Elasticity (relative elasticity)
How responsive quantity demanded or supplied is to price; the more inelastic side of the market bears more of a tax burden.
Tax revenue
Government revenue from a tax, equal to t × Qtax (tax per unit times the quantity traded after the tax).
Deadweight loss (DWL) from a tax
The net loss in total surplus from mutually beneficial trades that no longer occur because the tax reduces quantity; on a standard graph it is a triangle.
Subsidy
A per-unit payment that encourages more buying or selling; like a negative tax wedge (Pb = Ps − s) and typically increases quantity traded.
Government outlay (subsidy spending)
Total government spending on a subsidy, equal to s × Qsubsidy (subsidy per unit times the quantity traded with the subsidy).
Quota
A legal limit on the quantity that can be bought, sold, or imported; if binding (below equilibrium quantity), it reduces trades and tends to raise market price.

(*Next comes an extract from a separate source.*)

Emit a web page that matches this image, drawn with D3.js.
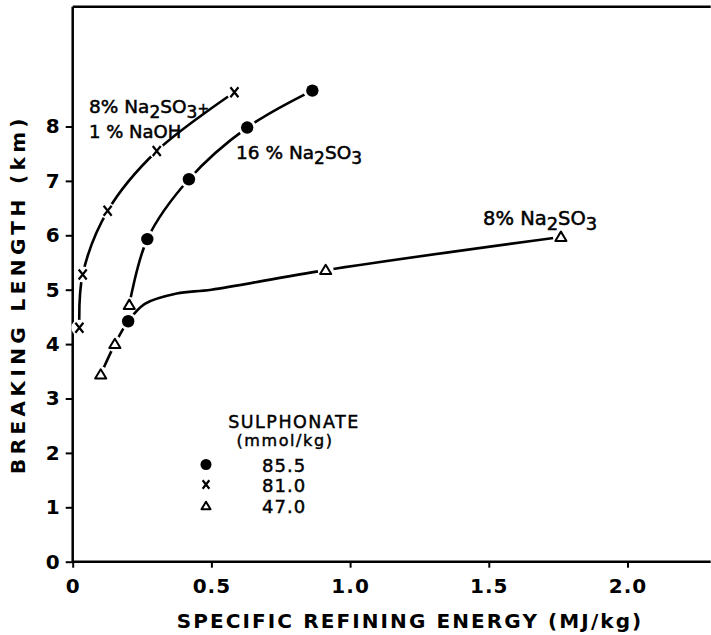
<!DOCTYPE html>
<html><head><meta charset="utf-8">
<script src="https://cdn.jsdelivr.net/npm/d3@7"></script>
<style>body{margin:0;background:#fff}svg{display:block}</style>
</head><body>
<svg id="chart" width="711" height="635"></svg>
<script>
// Measured points: [specific refining energy (MJ/kg), breaking length (km)]
const points855 = [[0.200,4.42],[0.269,5.93],[0.419,7.03],[0.629,7.98],[0.864,8.66]];
const points810 = [[0.024,4.30],[0.036,5.28],[0.126,6.45],[0.303,7.55],[0.583,8.63]];
const points470 = [[0.101,3.44],[0.152,4.00],[0.204,4.72],[0.912,5.36],[1.760,5.97]];

// Hand-drawn trend curves
const curveNaOH = [[0.024,4.30],[0.036,5.28],[0.126,6.45],[0.303,7.55],[0.583,8.63]];
const curve16 = [[0.204,4.72],[0.269,5.93],[0.419,7.03],[0.629,7.98],[0.864,8.66]];
const curve8 = [[0.101,3.44],[0.152,4.00],[0.200,4.42],[0.260,4.74],[0.375,4.93],[0.500,5.00],[0.912,5.36],[1.760,5.97]];

const xTicks = [0, 0.5, 1.0, 1.5, 2.0];
const xTickLabels = ["0", "0.5", "1.0", "1.5", "2.0"];
const yTicks = [0, 1, 2, 3, 4, 5, 6, 7, 8];

const legendTitle = ["SULPHONATE", "(mmol/kg)"];
const legendValues = ["85.5", "81.0", "47.0"];

const svg = d3.select("#chart");
const x = d3.scaleLinear().domain([0, 2.3]).range([72.7, 710.7]);
const y = d3.scaleLinear().domain([0, 10.2]).range([561.7, 6.8]);

const font = "'DejaVu Sans', sans-serif";

// Axes
const xAxis = svg.append("g").attr("transform", `translate(0,${y(0)})`)
  .call(d3.axisBottom(x).tickValues(xTicks).tickFormat((d, i) => xTickLabels[i]).tickSize(6).tickPadding(8));
const yAxis = svg.append("g").attr("transform", `translate(${x(0)},0)`)
  .call(d3.axisLeft(y).tickValues(yTicks).tickFormat(d3.format("d")).tickSize(7).tickPadding(6));
[xAxis, yAxis].forEach(g => {
  g.select(".domain").remove();
  g.selectAll(".tick line").attr("stroke", "#000").attr("stroke-width", 2);
  g.selectAll(".tick text").attr("fill", "#000").style("font-family", font)
    .style("font-size", "20px").style("font-weight", "bold");
});
xAxis.selectAll(".tick text").attr("dy", "0.88em").style("letter-spacing", "1px");

// Frame: left axis, bottom axis, top edge
svg.append("path")
  .attr("d", `M${x(0)},${y(10.2)}V${y(0)}H${x(2.3)}M${x(0)},${y(10.2)}H${x(2.3)}`)
  .attr("fill", "none").attr("stroke", "#000").attr("stroke-width", 2.5);

// Curves
const line = d3.line().x(d => x(d[0])).y(d => y(d[1])).curve(d3.curveCatmullRom.alpha(0.5));
[curveNaOH, curve16, curve8].forEach(c => {
  svg.append("path").attr("d", line(c)).attr("fill", "none")
    .attr("stroke", "#000").attr("stroke-width", 2.6).attr("stroke-linecap", "round");
});

// Marker shapes
function drawDot(g, r) {
  g.append("circle").attr("r", r).attr("fill", "#000");
}
function drawCross(g, s) {
  g.append("path").attr("d", `M${-s*0.8},${-s}L${s*0.8},${s}M${s*0.8},${-s}L${-s*0.8},${s}`)
    .attr("stroke", "#000").attr("stroke-width", 2.2).attr("fill", "none");
}
function drawTriangle(g, s) {
  g.append("path").attr("d", `M0,${-s}L${s*1.05},${s*0.75}L${-s*1.05},${s*0.75}Z`)
    .attr("stroke", "#000").attr("stroke-width", 2).attr("fill", "#fff").attr("stroke-linejoin", "round");
}
function halo(g, r) {
  g.append("circle").attr("r", r).attr("fill", "#fff");
}

function markers(data, draw, size, haloR) {
  svg.append("g").selectAll("g").data(data).join("g")
    .attr("transform", d => `translate(${x(d[0])},${y(d[1])})`)
    .each(function () { const g = d3.select(this); halo(g, haloR); draw(g, size); });
}
markers(points855, drawDot, 6.2, 9);
markers(points810, drawCross, 5, 8);
markers(points470, drawTriangle, 5.3, 8);

// Curve labels with subscripts
function chemLabel(px, py, parts, size) {
  const t = svg.append("text").attr("x", px).attr("y", py)
    .style("font-family", font).style("font-size", size + "px")
    .attr("fill", "#000").attr("stroke", "#000").attr("stroke-width", 0.5);
  parts.forEach(p => {
    const ts = t.append("tspan").text(p.t);
    if (p.sub) ts.attr("dy", "0.3em").style("font-size", (size * 0.92) + "px");
    if (p.up) ts.attr("dy", "-0.3em");
    if (p.small) ts.style("font-size", (size * 0.75) + "px").attr("dy", "-0.3em");
  });
  return t;
}
chemLabel(89, 113, [{t:"8% Na"},{t:"2",sub:1},{t:"SO",up:1},{t:"3",sub:1},{t:"+",small:1}], 18.5);
chemLabel(89, 138, [{t:"1 % NaOH"}], 18);
chemLabel(236, 159, [{t:"16 % Na"},{t:"2",sub:1},{t:"SO",up:1},{t:"3",sub:1}], 18.5);
chemLabel(483, 225, [{t:"8% Na"},{t:"2",sub:1},{t:"SO",up:1},{t:"3",sub:1}], 19.5);

// Legend
const lg = svg.append("g").style("font-family", font).attr("fill", "#000")
  .attr("stroke", "#000").attr("stroke-width", 0.45);
lg.append("text").attr("x", 294).attr("y", 428).attr("text-anchor", "middle")
  .style("font-size", "17.5px").style("letter-spacing", "1.5px").text(legendTitle[0]);
lg.append("text").attr("x", 285).attr("y", 446).attr("text-anchor", "middle")
  .style("font-size", "16px").style("letter-spacing", "1.6px").text(legendTitle[1]);
const rowY = [471.5, 491.5, 513];
legendValues.forEach((v, i) => {
  lg.append("text").attr("x", 262).attr("y", rowY[i]).style("font-size", "18px")
    .style("letter-spacing", "1px").text(v);
});
const lm = [drawDot, drawCross, drawTriangle];
const ls = [5.5, 4.2, 4.3];
lm.forEach((fn, i) => {
  const g = svg.append("g").attr("transform", `translate(206,${rowY[i] - 7})`);
  fn(g, ls[i]);
});

// Axis titles
svg.append("text").attr("x", 410).attr("y", 628).attr("text-anchor", "middle")
  .style("font-family", font).style("font-size", "20px").style("font-weight", "bold")
  .style("letter-spacing", "2.1px").text("SPECIFIC REFINING ENERGY (MJ/kg)");
svg.append("text").attr("transform", "translate(25,294) rotate(-90)").attr("text-anchor", "middle")
  .style("font-family", font).style("font-size", "20px").style("font-weight", "bold")
  .style("letter-spacing", "4.4px").text("BREAKING LENGTH (km)");
</script>
</body></html>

Permit (tradable permit system)
A system that caps quantity and requires a permit for each unit (or for participation); if permits are tradable, a permit price emerges in a market.
Quota rent
Extra profit earned by holders of the right to sell (or import) when quantity is artificially scarce; with permits, this shows up as the permit price.
Lorenz curve
A graph of cumulative income share (vertical axis) earned by the bottom cumulative share of the population (horizontal axis), used to visualize income inequality.
Gini coefficient
A 0-to-1 summary measure of inequality based on the Lorenz curve: 0 = perfect equality, 1 = perfect inequality; equals the area between the line of equality and the Lorenz curve divided by the total area under the equality line.